| AIM |
Copy each line in the data that includes the word "this".
#####
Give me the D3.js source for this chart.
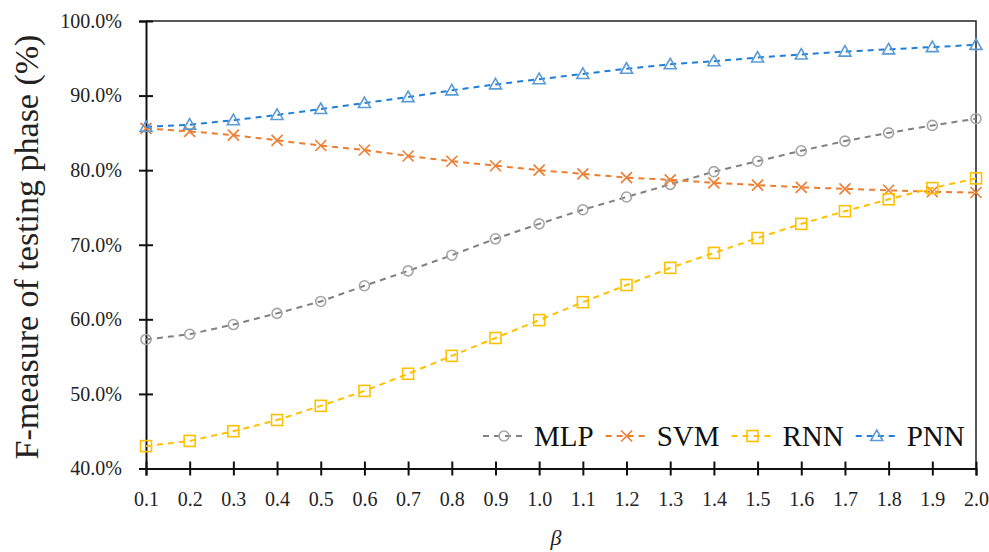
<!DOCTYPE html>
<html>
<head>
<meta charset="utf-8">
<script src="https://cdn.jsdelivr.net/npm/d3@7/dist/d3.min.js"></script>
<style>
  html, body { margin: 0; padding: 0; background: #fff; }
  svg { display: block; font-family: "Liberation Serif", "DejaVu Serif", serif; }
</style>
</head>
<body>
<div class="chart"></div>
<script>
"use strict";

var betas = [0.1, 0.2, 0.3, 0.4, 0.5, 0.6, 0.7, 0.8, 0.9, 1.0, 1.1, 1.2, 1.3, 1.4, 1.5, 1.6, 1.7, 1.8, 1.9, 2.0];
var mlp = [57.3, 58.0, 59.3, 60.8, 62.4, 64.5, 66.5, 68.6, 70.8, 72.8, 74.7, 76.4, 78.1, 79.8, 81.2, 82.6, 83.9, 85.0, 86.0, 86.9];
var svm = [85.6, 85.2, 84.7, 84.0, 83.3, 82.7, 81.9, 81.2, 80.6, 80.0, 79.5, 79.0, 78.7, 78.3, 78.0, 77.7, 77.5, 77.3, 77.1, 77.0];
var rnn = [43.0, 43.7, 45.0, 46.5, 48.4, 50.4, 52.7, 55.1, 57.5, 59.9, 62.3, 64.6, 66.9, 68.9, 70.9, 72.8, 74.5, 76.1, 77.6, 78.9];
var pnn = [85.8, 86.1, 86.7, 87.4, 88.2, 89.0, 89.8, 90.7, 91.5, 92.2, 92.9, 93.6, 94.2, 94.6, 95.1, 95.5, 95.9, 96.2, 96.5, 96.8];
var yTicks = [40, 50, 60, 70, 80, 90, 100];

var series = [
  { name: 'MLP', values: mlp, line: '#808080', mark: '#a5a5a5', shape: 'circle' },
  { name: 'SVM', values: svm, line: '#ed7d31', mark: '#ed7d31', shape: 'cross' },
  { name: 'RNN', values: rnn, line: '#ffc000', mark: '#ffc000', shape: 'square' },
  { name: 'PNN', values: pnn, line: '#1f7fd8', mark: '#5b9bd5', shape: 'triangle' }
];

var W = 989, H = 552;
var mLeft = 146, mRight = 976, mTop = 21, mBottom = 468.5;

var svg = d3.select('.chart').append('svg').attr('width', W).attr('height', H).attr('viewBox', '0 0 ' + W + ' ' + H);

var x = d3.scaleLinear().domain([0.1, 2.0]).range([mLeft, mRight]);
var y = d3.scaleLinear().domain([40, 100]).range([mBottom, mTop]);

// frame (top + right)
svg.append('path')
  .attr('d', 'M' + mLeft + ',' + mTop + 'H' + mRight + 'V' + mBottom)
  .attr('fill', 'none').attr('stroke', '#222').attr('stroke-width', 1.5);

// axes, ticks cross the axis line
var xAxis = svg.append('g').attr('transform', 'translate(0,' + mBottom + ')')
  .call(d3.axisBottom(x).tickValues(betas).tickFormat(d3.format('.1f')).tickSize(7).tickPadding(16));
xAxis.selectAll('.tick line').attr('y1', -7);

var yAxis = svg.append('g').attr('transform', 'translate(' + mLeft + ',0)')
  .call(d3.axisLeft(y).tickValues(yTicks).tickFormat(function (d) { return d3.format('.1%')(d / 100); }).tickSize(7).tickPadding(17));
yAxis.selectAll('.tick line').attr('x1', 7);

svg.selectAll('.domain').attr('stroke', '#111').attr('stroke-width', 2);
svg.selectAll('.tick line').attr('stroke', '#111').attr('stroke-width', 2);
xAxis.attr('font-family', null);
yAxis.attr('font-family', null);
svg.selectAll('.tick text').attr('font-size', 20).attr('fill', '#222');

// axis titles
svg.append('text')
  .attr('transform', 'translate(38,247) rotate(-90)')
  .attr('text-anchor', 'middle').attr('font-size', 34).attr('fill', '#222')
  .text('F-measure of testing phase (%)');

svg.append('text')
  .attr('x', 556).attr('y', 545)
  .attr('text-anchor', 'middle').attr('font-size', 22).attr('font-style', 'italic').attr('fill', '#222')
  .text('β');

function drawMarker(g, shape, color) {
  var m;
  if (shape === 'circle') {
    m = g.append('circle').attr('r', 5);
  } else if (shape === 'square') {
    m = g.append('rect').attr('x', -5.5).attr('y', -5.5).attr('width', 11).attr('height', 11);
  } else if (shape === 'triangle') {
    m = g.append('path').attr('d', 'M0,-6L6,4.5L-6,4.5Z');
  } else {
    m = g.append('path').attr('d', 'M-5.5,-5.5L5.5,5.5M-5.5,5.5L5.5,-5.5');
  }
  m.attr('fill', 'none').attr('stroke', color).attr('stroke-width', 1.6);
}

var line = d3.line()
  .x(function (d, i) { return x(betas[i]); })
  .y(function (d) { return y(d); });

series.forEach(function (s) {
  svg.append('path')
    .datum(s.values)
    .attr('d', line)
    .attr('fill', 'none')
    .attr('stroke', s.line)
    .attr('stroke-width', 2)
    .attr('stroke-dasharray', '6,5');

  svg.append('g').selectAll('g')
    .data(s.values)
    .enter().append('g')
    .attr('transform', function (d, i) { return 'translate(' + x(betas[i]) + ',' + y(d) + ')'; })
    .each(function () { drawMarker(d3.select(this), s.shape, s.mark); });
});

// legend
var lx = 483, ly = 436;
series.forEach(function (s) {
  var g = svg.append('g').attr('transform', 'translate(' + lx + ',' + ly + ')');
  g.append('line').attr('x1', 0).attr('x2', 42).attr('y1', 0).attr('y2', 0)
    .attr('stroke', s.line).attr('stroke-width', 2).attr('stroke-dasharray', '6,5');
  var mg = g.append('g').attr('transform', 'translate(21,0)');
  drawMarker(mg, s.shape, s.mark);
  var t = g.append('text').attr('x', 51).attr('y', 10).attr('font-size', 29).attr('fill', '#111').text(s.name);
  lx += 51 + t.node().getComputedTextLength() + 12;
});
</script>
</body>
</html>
#####
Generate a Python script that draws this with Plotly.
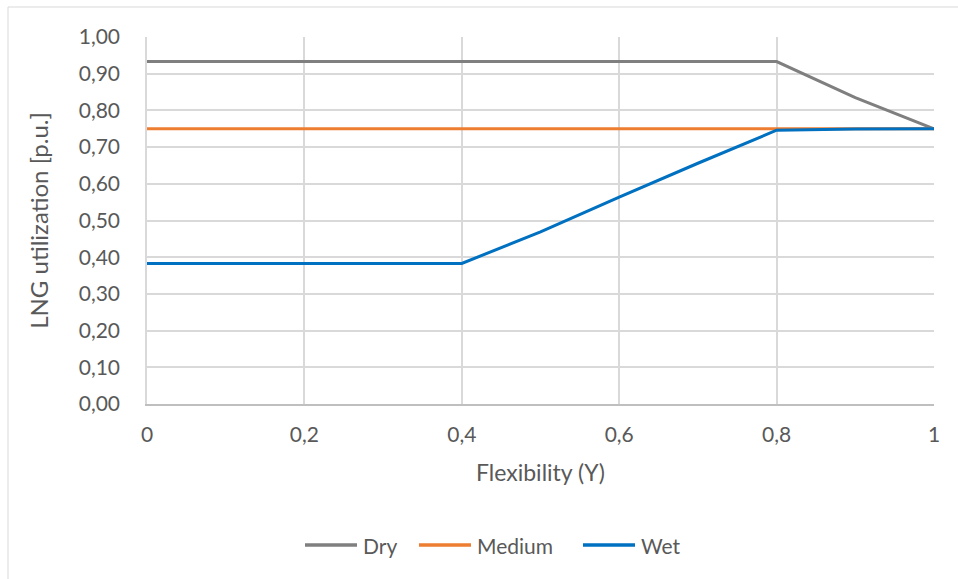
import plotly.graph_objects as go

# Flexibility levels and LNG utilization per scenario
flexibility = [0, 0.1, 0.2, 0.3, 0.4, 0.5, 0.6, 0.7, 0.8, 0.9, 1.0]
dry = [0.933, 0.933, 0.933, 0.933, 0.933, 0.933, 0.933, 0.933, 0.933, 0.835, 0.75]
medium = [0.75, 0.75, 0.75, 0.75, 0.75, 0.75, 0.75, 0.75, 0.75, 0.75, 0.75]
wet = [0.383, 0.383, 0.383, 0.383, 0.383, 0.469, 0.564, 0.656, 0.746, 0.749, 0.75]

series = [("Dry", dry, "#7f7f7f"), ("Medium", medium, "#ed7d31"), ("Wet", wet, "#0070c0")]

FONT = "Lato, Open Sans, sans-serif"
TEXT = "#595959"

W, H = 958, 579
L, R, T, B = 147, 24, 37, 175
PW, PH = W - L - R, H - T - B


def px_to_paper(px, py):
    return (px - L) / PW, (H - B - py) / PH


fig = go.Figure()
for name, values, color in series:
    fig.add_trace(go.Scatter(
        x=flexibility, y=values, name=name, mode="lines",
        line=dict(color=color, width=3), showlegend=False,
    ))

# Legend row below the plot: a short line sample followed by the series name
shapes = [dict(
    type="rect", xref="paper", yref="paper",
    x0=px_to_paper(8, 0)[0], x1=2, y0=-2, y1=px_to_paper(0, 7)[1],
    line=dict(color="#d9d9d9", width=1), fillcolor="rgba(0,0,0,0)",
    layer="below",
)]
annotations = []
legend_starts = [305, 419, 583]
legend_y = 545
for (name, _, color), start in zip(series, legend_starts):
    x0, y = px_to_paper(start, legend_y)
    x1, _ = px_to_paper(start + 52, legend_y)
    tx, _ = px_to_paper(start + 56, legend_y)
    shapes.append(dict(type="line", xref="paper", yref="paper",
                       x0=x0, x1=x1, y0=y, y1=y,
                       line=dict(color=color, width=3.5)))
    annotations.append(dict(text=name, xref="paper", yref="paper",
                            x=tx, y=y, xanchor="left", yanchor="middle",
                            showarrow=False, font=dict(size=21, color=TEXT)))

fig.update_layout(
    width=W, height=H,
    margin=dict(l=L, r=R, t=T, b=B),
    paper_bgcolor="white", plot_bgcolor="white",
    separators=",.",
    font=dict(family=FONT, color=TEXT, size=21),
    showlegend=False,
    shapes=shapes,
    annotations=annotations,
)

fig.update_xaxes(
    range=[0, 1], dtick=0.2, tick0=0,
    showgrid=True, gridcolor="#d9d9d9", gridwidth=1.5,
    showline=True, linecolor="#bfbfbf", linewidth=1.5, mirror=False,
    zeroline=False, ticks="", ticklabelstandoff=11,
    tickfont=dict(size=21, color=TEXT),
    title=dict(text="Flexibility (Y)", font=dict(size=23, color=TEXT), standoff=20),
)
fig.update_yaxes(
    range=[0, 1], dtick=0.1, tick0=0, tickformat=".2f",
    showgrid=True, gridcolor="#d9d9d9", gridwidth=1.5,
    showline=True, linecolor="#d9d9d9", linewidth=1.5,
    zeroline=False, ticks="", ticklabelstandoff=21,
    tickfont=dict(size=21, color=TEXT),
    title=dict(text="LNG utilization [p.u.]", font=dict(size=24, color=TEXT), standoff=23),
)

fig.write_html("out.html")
#####
| RESPONSE |
Give me the D3.js source for this chart.
    .each(function () { drawMarker(d3.select(this), s.shape, s.mark); });
Generate a Python script that draws this with Plotly.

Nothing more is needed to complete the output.